Absolutely dreadful news, one hell of an actor


----------



## WozzaTT (Jan 15, 2006)

Genius life lesson from Lord Flasheart.
RIP Rik Mayall.


----------



## Spaceman10 (Nov 15, 2011)

One great funny man 
I Loved bottom when it was on BB2 
He Will be missed a great deal.
Think it's time to re-run the DVDs again.

Rest in peace RIk


----------



## YELLOW_TT (Feb 25, 2004)

Very sad I loved all of his shows RIP


----------



## Hoggy (May 8, 2002)

Hi, Great loss, brilliant at what ever he did.
Hoggy.


----------



## Desmodave996 (Jun 2, 2013)

Couldn't believe it when I saw this earlier, I grew up watching all of his shows and still do now. Great loss

RIP Rik

Sent from my iPhone using Tapatalk


----------



## Bartsimpsonhead (Aug 14, 2011)

To a teenage lower Sixth Former like myself in 1982, 'The Young Ones' was the greatest programme on TV - right on kids!

A sad loss of a great hero of mine and a fine actor t'boot.


----------



## brian1978 (Jul 10, 2013)

Far too young 

Comedy genius, loved him.


----------



## conlechi (May 6, 2006)

Shocked , much too young ............


----------



## sussexbythesea (Apr 12, 2012)

Always remember his early character Kevin Turvey, brilliant comedy :!:


----------



## Skid Mark (Oct 28, 2013)

Very sad news, a true legend

RIP


----------



## John-H (Jul 13, 2005)

_*"We NEVER clean the toilet, Neil. That's what being a student is all about. No way, Harpic. No way, Dot. All that Blue Loo scene is for squares. One thing's for sure, Neil. When Cliff Richard wrote "Wired for Sound", no way was he sitting on a clean lavatory. He was living on the limit, just like me. Where the only place to put bleach is in your hair." *_










_*"Am I pleased to see you, or did I just put a canoe in my pocket?" *_










*"Smoke me a kipper, I'll be back for breakfast!"*










_*Richie: What on earth are you eating?
Eddie: Lard.
Richie: You are eating... lard.
Eddie: Yeah well I'm hungry, but I'm too drunk to cook.*_






*A complete and utter utter utter utter utter ..... genious! Will be sadly missed.*


----------



## Lollypop86 (Oct 26, 2013)

RIP Drop Dead Fred 

J
xx


----------



## Skeee (Jun 9, 2009)

Lollypop86 said:


> RIP Drop Dead Fred


 The Dangerous Brothers! Bottom, The Comic Strip movies, Kevin Turvey, The Young Ones, Lord Flasheart and how could I forget Alan B'stard!


----------



## Lollypop86 (Oct 26, 2013)

Yes but Drop Dead Fred was my fave

J
xx


----------



## neilc (Aug 8, 2011)

Terrible waste , one of our best ever comedy actors. Loved the New Statesman.


----------



## Hilly10 (Feb 4, 2004)

What a great loss to the comedy world. His earlier work ie Kevin Turvey was brilliant as was TYO, but to me Bottom was up there with the very best. RIP you great man. I for one will miss you greatly


----------



## John-H (Jul 13, 2005)

Hilly10 said:


> ... Bottom was up there with the very best. ...
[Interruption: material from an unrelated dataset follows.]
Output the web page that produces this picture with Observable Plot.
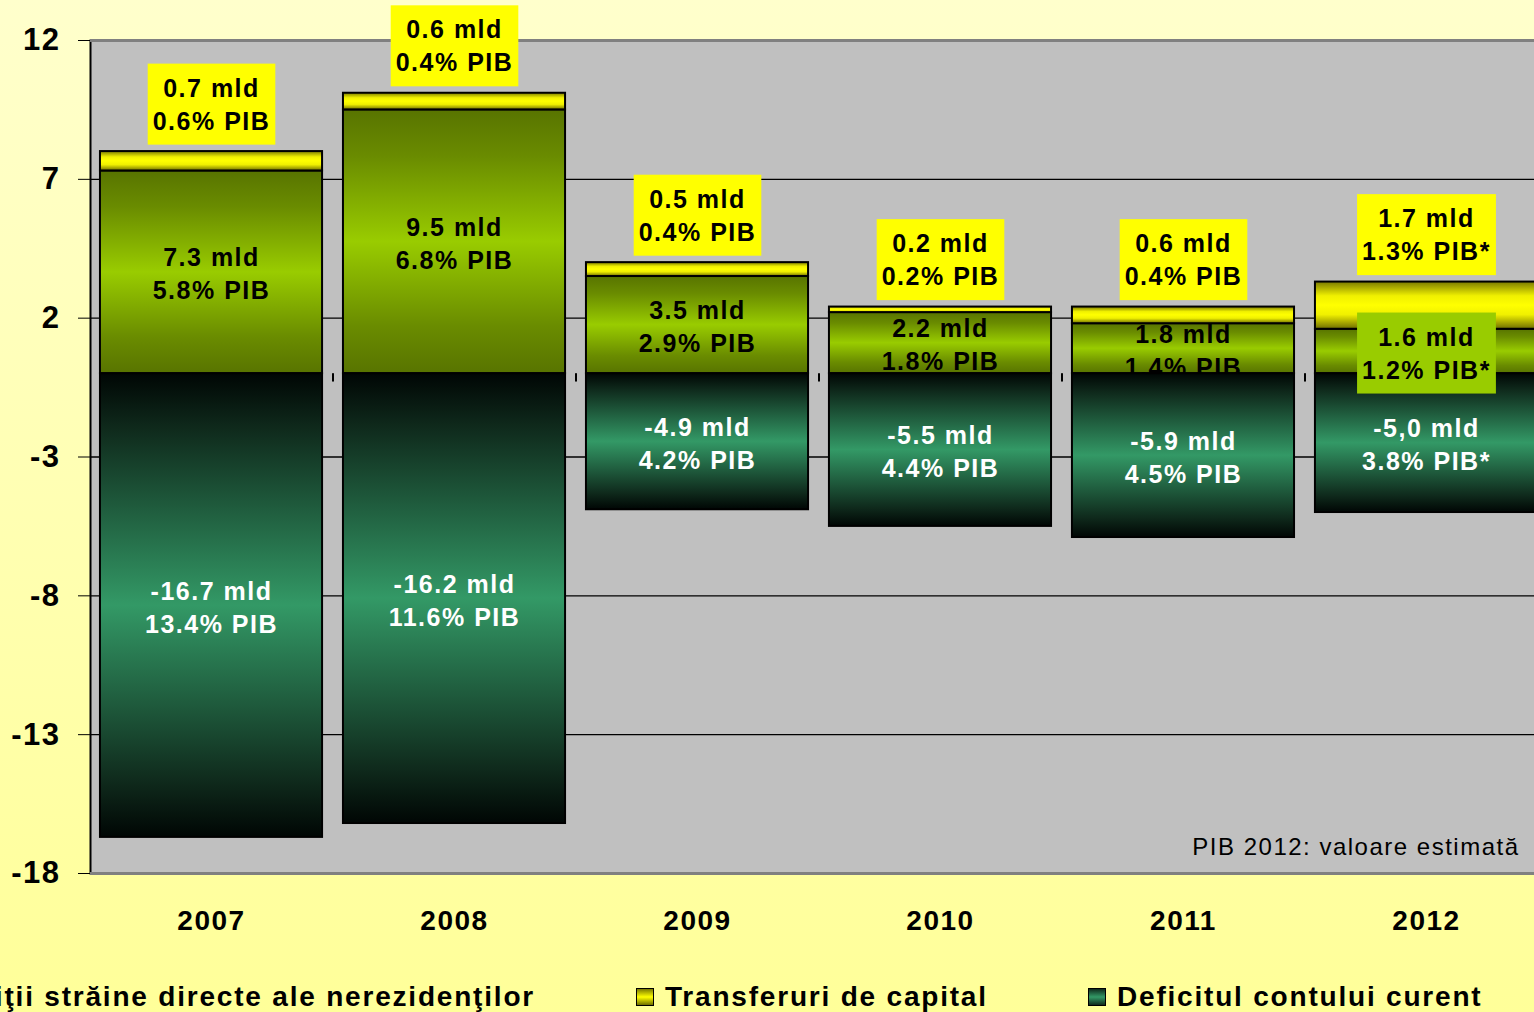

Ooh err - sounds a bit rude!

Some thought Bottom was crude and in a way yes it was simple humor but it carried on a tradition of slap sick humor, of extreme over the top mishap and reaction that was very muck Rik Mayall's character. I remember The Gas Man episode with the extreme beating with frying pan and bat that was just so funny by being so over the top and extended. Hiding the body under the carpet and disposal by bus surfing out of the window, it was like the Ealing comedy classic The Lady Killers in execution. The interplay between Eddy (Ade) and Rik was and always was something special. From The groundbreaking Young Ones, through the Comedy Strip - Bad News and Living Next Door to Mr Jolly (classic) to the Dangerous Brothers - again slap sick at it's very best.

I managed to miss most of Bottom so I've got many episodes to look forward to which is some consolation. But it's so very sad that such a talent has been taken away.


----------